Updated: Aug 18, 2020

By Michael Walsh

It’s quite possibly the most controversial super-fight to divide fans in recent history, Canelo Alvarez v Gennady Golovkin for all the middleweight marbles in September 2017. There are some big fights where fans are quite happy to just see the better man win on the night and are able to stay emotionally neutral throughout. However, with this bout, most fans seemed to pick a side and have a preferred winner.

Canelo is arguably the face of boxing; he is the money-making machine representing the fanatical boxing fans of Mexico, bringing all the bells and whistles to the fight game. Golovkin, on the other hand, is a throwback, offering an old-fashioned representation of the sport. A no-nonsense, fan-friendly fighter.

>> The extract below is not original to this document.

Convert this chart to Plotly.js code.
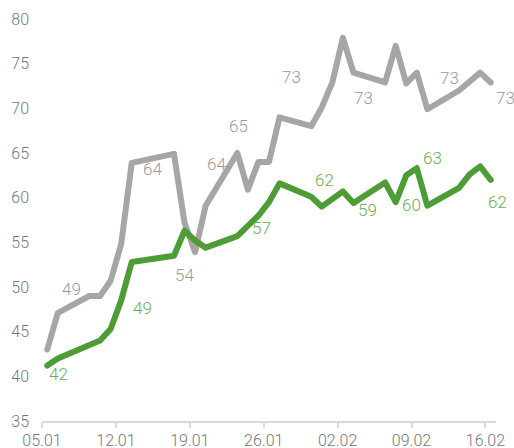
<!DOCTYPE html>
<html>
<head>
<meta charset="utf-8">
<script src="https://cdn.plot.ly/plotly-3.0.1.min.js"></script>
<style>
html,body{margin:0;padding:0;background:#fff;}
#chart{width:514px;height:448px;}
.scatterlayer path.js-line{stroke-linejoin:round;stroke-linecap:round;}
</style>
</head>
<body>
<div id="chart"></div>
<script>
// Poll dates (one point per date)
const dates = ['2021-01-05','2021-01-06','2021-01-09','2021-01-10','2021-01-11','2021-01-12','2021-01-13',
  '2021-01-17','2021-01-18','2021-01-19','2021-01-20','2021-01-23','2021-01-24','2021-01-25','2021-01-26',
  '2021-01-27','2021-01-30','2021-01-31','2021-02-01','2021-02-02','2021-02-03','2021-02-06','2021-02-07',
  '2021-02-08','2021-02-09','2021-02-10','2021-02-13','2021-02-14','2021-02-15','2021-02-16'];
const grayValues = [43.0,47.1,49.0,49.0,50.7,54.8,63.9,
  64.9,57.2,53.9,59.1,65.0,60.9,64.0,64.0,
  69.0,68.0,70.1,72.9,77.9,74.0,72.9,77.0,
  72.8,74.0,69.9,72.0,null,74.0,72.9];
const greenValues = [41.2,42.0,null,44.0,45.3,48.5,52.8,
  53.5,56.3,55.2,54.4,55.7,null,58.0,59.5,
  61.6,60.1,59.0,null,60.7,59.4,61.7,59.5,
  62.5,63.3,59.1,61.1,62.6,63.5,62.0];
// Data labels
const grayLabels = ['49','64','54','64','65','73','73','73','73'];
const greenLabels = ['42','49','57','62','59','60','63','62'];
const tickDates = ['2021-01-05','2021-01-12','2021-01-19','2021-01-26','2021-02-02','2021-02-09','2021-02-16'];
const tickText = ['05.01','12.01','19.01','26.01','02.02','09.02','16.02'];

// label placement (day offset from 05.01, y in axis units)
const grayLabelPos = [[2.84,49.8],[10.42,63.2],[13.5,51.3],[16.57,63.8],[18.62,68.0],[23.67,73.5],[30.45,71.2],[38.6,73.4],[43.87,71.2]];
const greenLabelPos = [[1.52,40.3],[9.53,47.6],[20.77,56.6],[26.73,62.0],[30.87,58.65],[35.04,59.2],[37.03,64.4],[43.14,59.5]];

const base = Date.UTC(2021,0,5);
const MAXDAY = 42.8, PXPERDAY = 10.56;
function dayToDate(d){ return new Date(base + d*86400000).toISOString().replace('T',' ').replace('Z',''); }
const xs = dates.map(d => d + ' 12:00');

const GRAY = '#a6a6a6', GREEN = '#4e9c36';
const FONT = 'Roboto, "Liberation Sans", sans-serif';

const traces = [
  {x: xs, y: grayValues, type:'scatter', mode:'lines', connectgaps:true,
   line:{color:GRAY, width:6}, hoverinfo:'skip'},
  {x: xs, y: greenValues, type:'scatter', mode:'lines', connectgaps:true,
   line:{color:GREEN, width:6}, hoverinfo:'skip'}
];

function makeAnn(t, pos, color){
  const d = Math.min(pos[0], MAXDAY);
  return {x:dayToDate(d), y:pos[1], xshift:(pos[0]-d)*PXPERDAY, text:t,
    showarrow:false, xanchor:'center', yanchor:'middle', font:{family:FONT, size:17, color:color, weight:300}};
}
const annotations = [];
grayLabels.forEach((t,i)=>annotations.push(makeAnn(t, grayLabelPos[i], '#9a9a9a')));
greenLabels.forEach((t,i)=>annotations.push(makeAnn(t, greenLabelPos[i], '#6aae4e')));

const layout = {
  width:514, height:448,
  margin:{l:42, r:18, t:19, b:27, pad:0},
  paper_bgcolor:'#fff', plot_bgcolor:'#fff',
  showlegend:false,
  font:{family:FONT, size:16, color:'#777777', weight:300},
  xaxis:{type:'date', range:['2021-01-05','2021-02-17'], tickvals:tickDates, ticktext:tickText,
    showgrid:false, zeroline:false, showline:true, linecolor:'#d9d9d9', linewidth:2,
    ticks:'outside', ticklen:5, tickwidth:2, tickcolor:'#d9d9d9', ticklabelstandoff:-1,
    tickfont:{family:FONT, size:16, color:'#777777', weight:300}},
  yaxis:{range:[35,80], tickvals:[35,40,45,50,55,60,65,70,75,80], showgrid:false, zeroline:false,
    showline:false, ticks:'', ticklabelstandoff:12,
    tickfont:{family:FONT, size:16, color:'#777777', weight:300}},
  annotations: annotations
};

Plotly.newPlot('chart', traces, layout, {staticPlot:true, displayModeBar:false});
</script>
</body>
</html>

This was more than a clash between the two best middleweights in the world, it was a clash of cultures. While writing a series looking at controversial decisions, there was no way this bout could be ignored.


With murmurs of this fight taking place beginning back in 2015, it was inevitable that the pair were going to meet in order to once and truly discover who the best middleweight of recent times was.

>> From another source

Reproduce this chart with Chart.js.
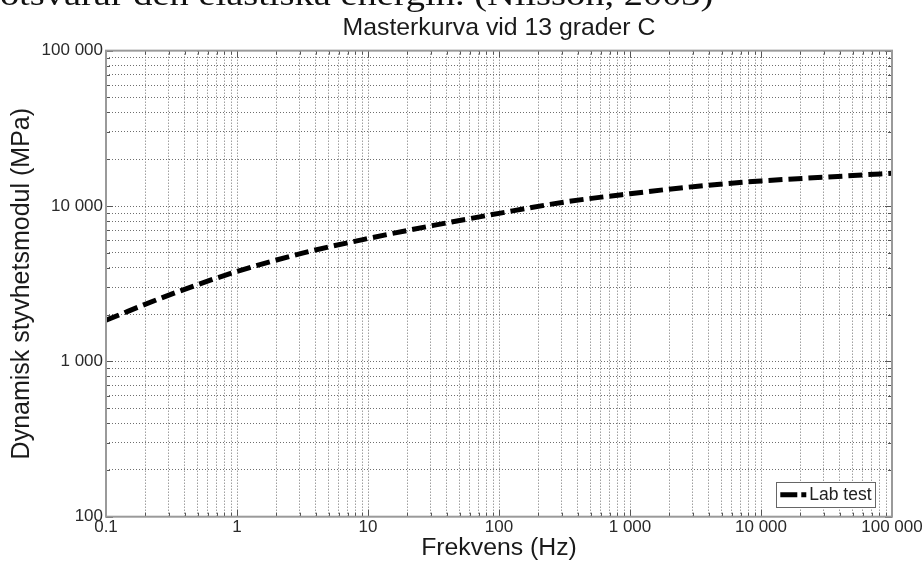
<!DOCTYPE html>
<html><head><meta charset="utf-8">
<script src="https://cdn.jsdelivr.net/npm/chart.js@4/dist/chart.umd.min.js"></script>
<style>
html,body{margin:0;padding:0;background:#fff;overflow:hidden}
#wrap{position:relative;width:924px;height:563px;overflow:hidden;background:#fff}
#hdr{position:absolute;left:-30px;top:-21.5px;font:31px/32px "Liberation Serif","Times New Roman",serif;color:#111;white-space:nowrap;transform:scaleX(1.24);transform-origin:0 0}
canvas{position:absolute;left:0;top:0}
</style></head><body>
<div id="wrap"><canvas id="c" width="924" height="563"></canvas><div id="hdr">motsvarar den elastiska energin. (Nilsson, 2003)</div></div>
<script>
// ---- data ----
const frequencyHz = [0.1, 0.316, 1, 3.16, 10, 31.6, 100, 316, 1000, 3160, 10000, 31600, 100000];
const modulusMPa  = [1840, 2710, 3790, 4970, 6180, 7500, 8970, 10600, 12000, 13360, 14500, 15350, 16260];
const seriesLabel = 'Lab test';
const chartTitle = 'Masterkurva vid 13 grader C';
const xAxisTitle = 'Frekvens (Hz)';
const yAxisTitle = 'Dynamisk styvhetsmodul (MPa)';
const xDecades = [0.1, 1, 10, 100, 1000, 10000, 100000];
const xDecadeLabels = ['0.1', '1', '10', '100', '1 000', '10 000', '100 000'];
const yDecades = [100, 1000, 10000, 100000];
const yDecadeLabels = ['100', '1 000', '10 000', '100 000'];

function withMinor(decades){
  const out = [];
  decades.forEach((d, i) => {
    out.push(d);
    if (i < decades.length - 1) for (let k = 2; k <= 9; k++) out.push(+(d * k).toPrecision(6));
  });
  return out;
}
const isDecade = v => Math.abs(Math.log10(v) - Math.round(Math.log10(v))) < 1e-9;
function labelFor(v, decs, labs){
  for (let i = 0; i < decs.length; i++) if (Math.abs(v - decs[i]) / decs[i] < 1e-9) return labs[i];
  return '';
}

const points = frequencyHz.map((f, i) => ({x: f, y: modulusMPa[i]}));

const framePlugin = {
  id: 'frame',
  afterDatasetsDraw(chart){
    const {ctx, chartArea: a, scales: {x, y}} = chart;
    ctx.save();
    ctx.strokeStyle = '#555'; ctx.lineWidth = 1;
    ctx.beginPath();
    x.ticks.forEach(t => {
      const p = Math.round(x.getPixelForValue(t.value)) + 0.5;
      const L = isDecade(t.value) ? 7 : 4;
      ctx.moveTo(p, a.bottom); ctx.lineTo(p, a.bottom - L);
      ctx.moveTo(p, a.top); ctx.lineTo(p, a.top + L);
    });
    y.ticks.forEach(t => {
      const p = Math.round(y.getPixelForValue(t.value)) + 0.5;
      const L = isDecade(t.value) ? 7 : 4;
      ctx.moveTo(a.left, p); ctx.lineTo(a.left + L, p);
      ctx.moveTo(a.right, p); ctx.lineTo(a.right - L, p);
    });
    ctx.stroke();
    ctx.strokeStyle = '#9a9a9a'; ctx.lineWidth = 2;
    ctx.strokeRect(a.left, a.top, a.right - a.left, a.bottom - a.top);
    ctx.restore();
  }
};

const legendPlugin = {
  id: 'boxLegend',
  afterDraw(chart){
    const {ctx, chartArea: a} = chart;
    const ds = chart.data.datasets[0];
    const w = 98.6, h = 25;
    const x0 = a.right - 17.4 - w, y0 = a.bottom - 9.4 - h;
    ctx.save();
    ctx.fillStyle = '#fff';
    ctx.fillRect(x0, y0, w, h);
    ctx.strokeStyle = '#666'; ctx.lineWidth = 1;
    ctx.strokeRect(Math.round(x0) + 0.5, Math.round(y0) + 0.5, Math.round(w), Math.round(h));
    const cy = y0 + h / 2;
    ctx.strokeStyle = ds.borderColor; ctx.lineWidth = ds.borderWidth;
    ctx.setLineDash([17, 4]);
    ctx.beginPath(); ctx.moveTo(x0 + 4.3, cy); ctx.lineTo(x0 + 30.3, cy); ctx.stroke();
    ctx.setLineDash([]);
    ctx.fillStyle = '#222';
    ctx.font = '17.5px "Liberation Sans", Arial, sans-serif';
    ctx.textBaseline = 'middle'; ctx.textAlign = 'left';
    ctx.fillText(ds.label, x0 + 33.3, cy + 0.5);
    ctx.restore();
  }
};

const gridOpts = {color: '#6e6e6e', lineWidth: 1, drawTicks: false};
const tickFont = {family: '"Liberation Sans", Arial, sans-serif', size: 17};
const titleFamily = '"Liberation Sans", Arial, sans-serif';

new Chart(document.getElementById('c'), {
  type: 'line',
  data: {
    datasets: [{
      label: seriesLabel,
      data: points,
      borderColor: '#000',
      borderWidth: 5,
      borderDash: [14, 6],
      borderCapStyle: 'butt',
      pointRadius: 0,
      fill: false,
      cubicInterpolationMode: 'monotone'
    }]
  },
  options: {
    responsive: false,
    animation: false,
    devicePixelRatio: 1,
    layout: {padding: {left: 0, right: 32, top: 0, bottom: 0}},
    plugins: {
      legend: {display: false},
      tooltip: {enabled: false},
      title: {
        display: true, text: chartTitle, fullSize: false,
        color: '#1a1a1a',
        font: {family: titleFamily, size: 24.8, weight: 'normal'},
        padding: {top: 13.4, bottom: 7.5}
      }
    },
    scales: {
      x: {
        type: 'logarithmic', min: 0.1, max: 100000,
        afterBuildTicks: s => { s.ticks = withMinor(xDecades).map(v => ({value: v, major: isDecade(v)})); },
        afterFit: s => { s.height = 46.3; },
        grid: gridOpts,
        border: {display: false, dash: [1, 2]},
        ticks: {autoSkip: false, maxRotation: 0, padding: 0, color: '#2a2a2a', font: tickFont,
          callback: v => labelFor(v, xDecades, xDecadeLabels)},
        title: {display: true, text: xAxisTitle, color: '#1a1a1a',
          font: {family: titleFamily, size: 24.8, weight: 'normal'},
          padding: {top: 0, bottom: 0}}
      },
      y: {
        type: 'logarithmic', min: 100, max: 100000,
        afterBuildTicks: s => { s.ticks = withMinor(yDecades).map(v => ({value: v, major: isDecade(v)})); },
        afterFit: s => { s.width = 106; },
        grid: gridOpts,
        border: {display: false, dash: [1, 2]},
        ticks: {autoSkip: false, padding: 3, color: '#2a2a2a', font: tickFont,
          callback: v => labelFor(v, yDecades, yDecadeLabels)},
        title: {display: true, text: yAxisTitle, color: '#1a1a1a',
          font: {family: titleFamily, size: 25, weight: 'normal'},
          padding: {top: 7, bottom: 0}}
      }
    }
  },
  plugins: [framePlugin, legendPlugin]
});
</script>
</body></html>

The bout was finally agreed and announced after Canelo’s victory over Julio Cesar Chavez Jr in May 2017 and as Golovkin joined him in the ring, Alvarez declared “You are next, my friend. I’ve never feared anyone.”

There was a reason why Canelo felt the need to say that, because Golovkin was possible the most feared fighter in the sport at that point, he had left a trail of destruction behind him heading into this fight. That included the likes of Martin Murray, Willie Munroe Jr, David Lemieux, Kell Brook and Daniel Jacobs. He responded to Canelo’s comments by promising another iconic “big drama show”.

Billed as ‘Supremacy’, Golovkin was defending his unified WBA, WBC, IBF and IBO middleweight titles against The Ring magazines and the former lineal middleweight champion.

In addition, after knocking out Amir Khan in devastating fashion, Canelo vacated the WBC middleweight title, which was immediately awarded to Golovkin, so there was obviously genuine middleweight credibility on either side of the ring.

Details of the deal would later emerge as the fight drew closer and it was revealed that negotiations went in Canelo’s favour with a re-match clause included in the event he lost but not one for Golovkin if he came up short. Many also felt that having no-hydration clauses meant an advantage for Canelo as he would be able to gain more weight than GGG in the time between the weigh-in and the fight itself.

The fight

A composed figure, Golovkin made his way to the ring first, looking very relaxed and at ease at the task which lies ahead. A visibly bigger Canelo looked equally focused and relaxed as he headed to the ring in ominous fashion.

Round one began as many expected it to, GGG marching forward and taking the centre of the ring while Canelo looked to box on the back foot. Not much of note went down in the first session, but Canelo landed a stern body counter shot after evading a Golovkin hook. The Mexican certainly looked sharper early on and landed the cleaner work.

More of the same followed in the second, more endeavour from GGG but the cleaner and more effective shots coming from a controlled Canelo. Golovkin was starting to look predictable in his approach.

I made it a clean sweep for Canelo after another shrewd display in the third round, Golovkin finding it hard to find his range with Canelo fighting so well on the back foot, his uppercut the pick of the punches in the round.